Fully pseudospectral time evolution and its application to 1+1 dimensional physical problems

TL;DR

This paper demonstrates that a fully pseudospectral time evolution method, previously applied to simple wave equations, can be effectively extended to complex nonlinear PDE systems in astrophysics and cosmology.

Contribution

It introduces the application of fully pseudospectral schemes to nonlinear PDEs in physical problems like stellar oscillations and cosmological models, expanding the method's scope.

Findings

Successfully applied to radial oscillations of Newtonian stars

Extended to time evolution of Gowdy spacetimes

Showed the method's effectiveness for nonlinear PDE systems

Abstract

It was recently demonstrated that time-dependent PDE problems can numerically be solved with a fully pseudospectral scheme, i.e. using spectral expansions with respect to both spatial and time directions (Hennig and Ansorg, 2009 [15]).
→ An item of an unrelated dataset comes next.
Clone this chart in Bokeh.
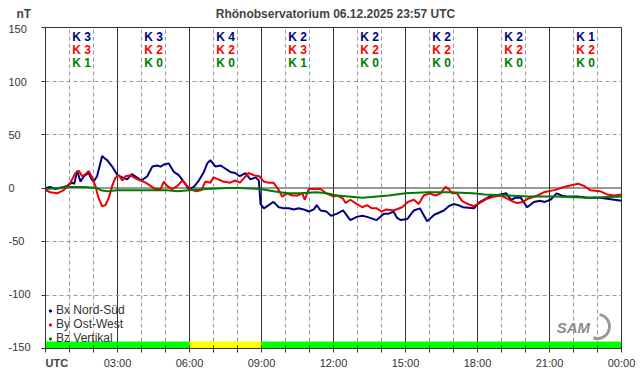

This was done with the example of simple scalar wave equations in Minkowski spacetime. Here we show that the method can be used to study interesting physical problems that are described by systems of nonlinear PDEs. To this end we consider two 1+1 dimensional problems: radial oscillations of spherically symmetric Newtonian stars and time evolution of Gowdy spacetimes as particular cosmological models in general relativity.